What do you like to see in dividend stocks? Many people would probably say that they want solid dividend yields that are reliable, with the stock belonging to stable and financially strong company.
AbbVie: A booming biotech with a big dividend
AbbVie boasts a dividend yield of 3.98%. The big biotech has a solid track record of increasing its dividend. Since being spun off from parent Abbott Laboratories in 2013, AbbVie has raised its dividend by 60% -- with dividend hikes every year.

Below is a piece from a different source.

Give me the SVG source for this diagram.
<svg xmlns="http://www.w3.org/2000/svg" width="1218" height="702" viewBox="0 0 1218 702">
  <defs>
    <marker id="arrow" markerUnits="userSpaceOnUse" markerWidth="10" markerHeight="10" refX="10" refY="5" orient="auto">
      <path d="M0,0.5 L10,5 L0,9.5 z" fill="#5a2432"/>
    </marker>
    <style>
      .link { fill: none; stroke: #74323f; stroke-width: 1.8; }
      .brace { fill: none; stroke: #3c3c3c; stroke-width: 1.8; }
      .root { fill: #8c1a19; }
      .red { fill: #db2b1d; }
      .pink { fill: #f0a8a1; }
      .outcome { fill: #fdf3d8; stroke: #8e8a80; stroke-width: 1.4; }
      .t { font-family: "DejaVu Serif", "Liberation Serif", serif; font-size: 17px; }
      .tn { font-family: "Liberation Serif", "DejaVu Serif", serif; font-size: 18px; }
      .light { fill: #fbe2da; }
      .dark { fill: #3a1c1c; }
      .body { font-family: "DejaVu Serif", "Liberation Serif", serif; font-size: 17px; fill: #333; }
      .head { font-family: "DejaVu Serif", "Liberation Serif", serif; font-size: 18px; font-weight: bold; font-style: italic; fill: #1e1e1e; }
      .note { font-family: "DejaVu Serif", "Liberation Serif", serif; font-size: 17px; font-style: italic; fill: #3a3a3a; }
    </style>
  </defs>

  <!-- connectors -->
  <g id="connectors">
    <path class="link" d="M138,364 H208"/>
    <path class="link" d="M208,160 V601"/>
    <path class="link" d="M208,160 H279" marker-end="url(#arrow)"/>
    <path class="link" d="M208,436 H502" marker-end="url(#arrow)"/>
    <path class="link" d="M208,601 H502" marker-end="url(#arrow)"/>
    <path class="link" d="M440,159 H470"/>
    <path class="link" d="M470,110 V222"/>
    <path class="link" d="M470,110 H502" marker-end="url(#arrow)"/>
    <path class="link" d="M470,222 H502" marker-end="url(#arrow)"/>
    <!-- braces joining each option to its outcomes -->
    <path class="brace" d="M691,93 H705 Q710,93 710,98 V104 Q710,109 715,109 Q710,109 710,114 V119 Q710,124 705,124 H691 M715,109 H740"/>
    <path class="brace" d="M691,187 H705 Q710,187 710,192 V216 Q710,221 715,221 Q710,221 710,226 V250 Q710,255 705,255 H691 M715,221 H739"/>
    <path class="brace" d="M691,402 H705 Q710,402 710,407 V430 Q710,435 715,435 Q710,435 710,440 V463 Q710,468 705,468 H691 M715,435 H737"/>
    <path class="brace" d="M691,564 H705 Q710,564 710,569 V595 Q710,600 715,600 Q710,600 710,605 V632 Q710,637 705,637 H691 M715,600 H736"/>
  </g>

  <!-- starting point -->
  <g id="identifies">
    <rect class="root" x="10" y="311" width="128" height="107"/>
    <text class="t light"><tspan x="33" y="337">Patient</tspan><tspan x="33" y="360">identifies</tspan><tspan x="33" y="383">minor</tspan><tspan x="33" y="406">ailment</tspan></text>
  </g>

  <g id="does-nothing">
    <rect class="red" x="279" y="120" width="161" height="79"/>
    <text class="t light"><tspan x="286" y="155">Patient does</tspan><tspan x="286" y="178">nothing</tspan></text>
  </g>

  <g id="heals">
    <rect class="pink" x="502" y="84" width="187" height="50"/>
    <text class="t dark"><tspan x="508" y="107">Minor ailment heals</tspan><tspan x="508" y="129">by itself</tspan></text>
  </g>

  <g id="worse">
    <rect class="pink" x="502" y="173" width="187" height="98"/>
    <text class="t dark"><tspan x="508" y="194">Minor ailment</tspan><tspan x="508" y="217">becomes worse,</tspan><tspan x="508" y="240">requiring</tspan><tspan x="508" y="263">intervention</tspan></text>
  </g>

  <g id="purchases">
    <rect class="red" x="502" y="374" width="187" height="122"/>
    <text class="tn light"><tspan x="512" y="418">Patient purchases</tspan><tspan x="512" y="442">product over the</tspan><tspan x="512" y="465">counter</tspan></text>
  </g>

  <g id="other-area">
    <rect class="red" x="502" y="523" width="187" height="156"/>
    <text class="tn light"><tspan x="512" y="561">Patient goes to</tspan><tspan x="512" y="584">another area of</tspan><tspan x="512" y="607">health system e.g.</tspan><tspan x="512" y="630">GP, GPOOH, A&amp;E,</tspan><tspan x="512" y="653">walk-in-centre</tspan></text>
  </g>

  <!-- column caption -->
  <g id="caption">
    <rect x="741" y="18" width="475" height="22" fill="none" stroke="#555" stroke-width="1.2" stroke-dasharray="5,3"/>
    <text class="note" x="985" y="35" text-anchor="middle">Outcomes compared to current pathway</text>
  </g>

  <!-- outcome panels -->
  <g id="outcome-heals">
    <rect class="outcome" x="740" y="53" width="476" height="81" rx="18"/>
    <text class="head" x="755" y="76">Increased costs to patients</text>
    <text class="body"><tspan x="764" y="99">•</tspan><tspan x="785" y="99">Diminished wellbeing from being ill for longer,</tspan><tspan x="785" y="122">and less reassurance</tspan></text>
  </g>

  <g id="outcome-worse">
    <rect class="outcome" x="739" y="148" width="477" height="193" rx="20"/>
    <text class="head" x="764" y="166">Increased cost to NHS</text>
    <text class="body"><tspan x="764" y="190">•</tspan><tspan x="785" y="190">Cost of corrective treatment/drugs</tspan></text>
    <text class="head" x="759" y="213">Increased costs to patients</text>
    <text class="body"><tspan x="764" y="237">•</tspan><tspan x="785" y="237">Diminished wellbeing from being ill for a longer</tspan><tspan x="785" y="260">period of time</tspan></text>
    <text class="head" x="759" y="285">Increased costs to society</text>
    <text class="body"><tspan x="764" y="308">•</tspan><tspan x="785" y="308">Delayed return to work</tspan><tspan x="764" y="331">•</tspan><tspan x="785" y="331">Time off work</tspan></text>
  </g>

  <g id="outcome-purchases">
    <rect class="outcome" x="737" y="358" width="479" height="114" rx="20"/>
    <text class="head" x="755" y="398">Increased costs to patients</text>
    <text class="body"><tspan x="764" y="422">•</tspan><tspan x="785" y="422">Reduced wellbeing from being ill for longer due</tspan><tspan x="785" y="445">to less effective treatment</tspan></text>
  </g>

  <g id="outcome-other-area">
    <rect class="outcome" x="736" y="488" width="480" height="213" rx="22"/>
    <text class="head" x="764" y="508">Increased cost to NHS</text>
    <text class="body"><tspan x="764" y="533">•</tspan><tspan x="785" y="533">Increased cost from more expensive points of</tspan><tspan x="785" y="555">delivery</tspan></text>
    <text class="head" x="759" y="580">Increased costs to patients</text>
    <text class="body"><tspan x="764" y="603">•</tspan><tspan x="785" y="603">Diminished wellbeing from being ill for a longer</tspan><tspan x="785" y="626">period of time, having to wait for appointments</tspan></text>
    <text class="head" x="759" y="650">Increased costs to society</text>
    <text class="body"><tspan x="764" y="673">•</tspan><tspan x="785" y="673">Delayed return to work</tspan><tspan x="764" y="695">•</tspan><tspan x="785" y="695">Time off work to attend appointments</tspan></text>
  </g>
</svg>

The company shouldn't have any problem with keeping that streak going. AbbVie currently uses less than 63% of earnings to fund its dividend program. Earnings should increase over the next few years with rapidly growing sales for cancer drug Imbruvica and continued solid performance from top-selling autoimmune disease drug Humira.
AbbVie's pipeline includes 14 late-stage programs. Several of the experimental drugs in these late-stage clinical studies could be big winners for the company. Elagolix could be the first of AbbVie's potential blockbusters to reach the market. The company expects to file for regulatory approval of the drug in treating endometriosis this year.

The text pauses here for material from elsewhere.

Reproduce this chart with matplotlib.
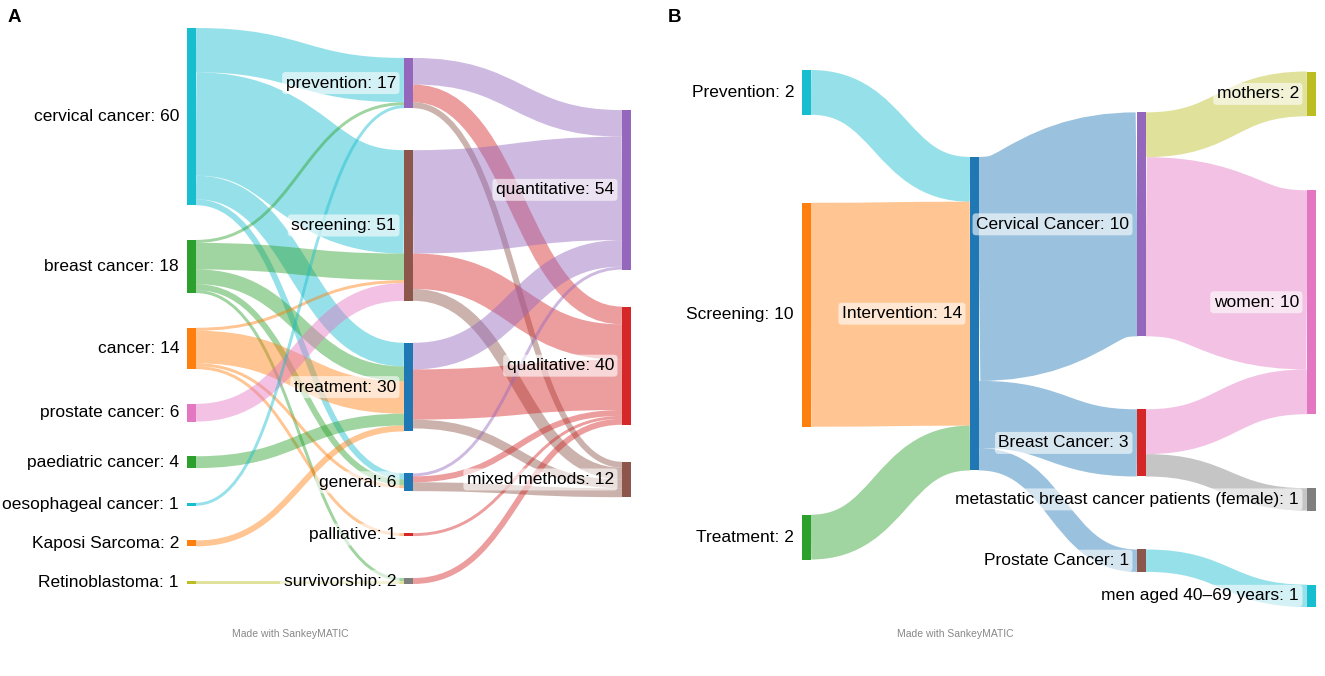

The biggest challenge for AbbVie is fending off competition for Humira. A biosimilar to the drug has been approved in the U.S. and in Europe. AbbVie is hoping to defend its patents on Humira to keep rivals at bay for a few years, though.
Southern Company: A low volatility, high yield utility
Southern Company's dividend yield currently stands at 4.5%. The large power company has increased its dividend for 15 years in a row.
Although Southern Company's dividend payout ratio is 87%, relatively high payout ratios aren't unusual for utility companies. Southern Company's dividend should be pretty safe, thanks to its strong operating cash flow.
Don't expect tremendous earnings growth from Southern Company. However, the company's acquisition of AGL Resources should improve its top and bottom lines. The $12 billion deal bumped Southern Company into the No. 2 spot among U.S. utility companies in terms of customer base.
Southern Company has a very low beta value of 0.04, meaning that the stock is much less volatile than the overall market. There are still some risks for the company, of course. Problems at one or more of its power plants could hurt the stock's performance. Even if any problems arise, though, they would likely be short-term rather than longer-term issues.
Tupperware: More than food-storage containers
Tupperware's dividend yield of 4.21% is only slightly below Southern Company's. Although the company didn't increase its dividend last year, Tupperware has paid out dividends for several decades.
There don't appear to be any dark clouds on the horizon that would prevent Tupperware from keeping the dividends flowing. The company uses around 62% of its earnings to pay dividends.
While Tupperware is mostly known for its food storage containers, the company's product line is actually much broader than just food storage. Tupperware markets cosmetic products, toiletries, fragrances, and jewelry, among other products. Revenue has been hurt due primarily to currency fluctuations, but the company has steadily improved its profitability.
Perhaps the biggest challenge for Tupperware is its reliance on a sales team of independent contractors. The company must continually recruit new people due to high turnover rates. However, Tupperware has been doing this successfully for a long time and should be able to keep moving forward.
Two common denominators
All three of these stocks have great dividends. There's also another common denominator for AbbVie, Southern Company, and Tupperware: Their stocks are relatively cheap.
AbbVie's shares trade at less than 10 times expected earnings. Southern Company's forward earnings multiple is 16. Tupperware's share price is 13 times expected earnings. If you're looking for stocks with high dividend yields, sustainable payout ratios, solid business models, and that aren't too expensive, you won't find too many that beat these three.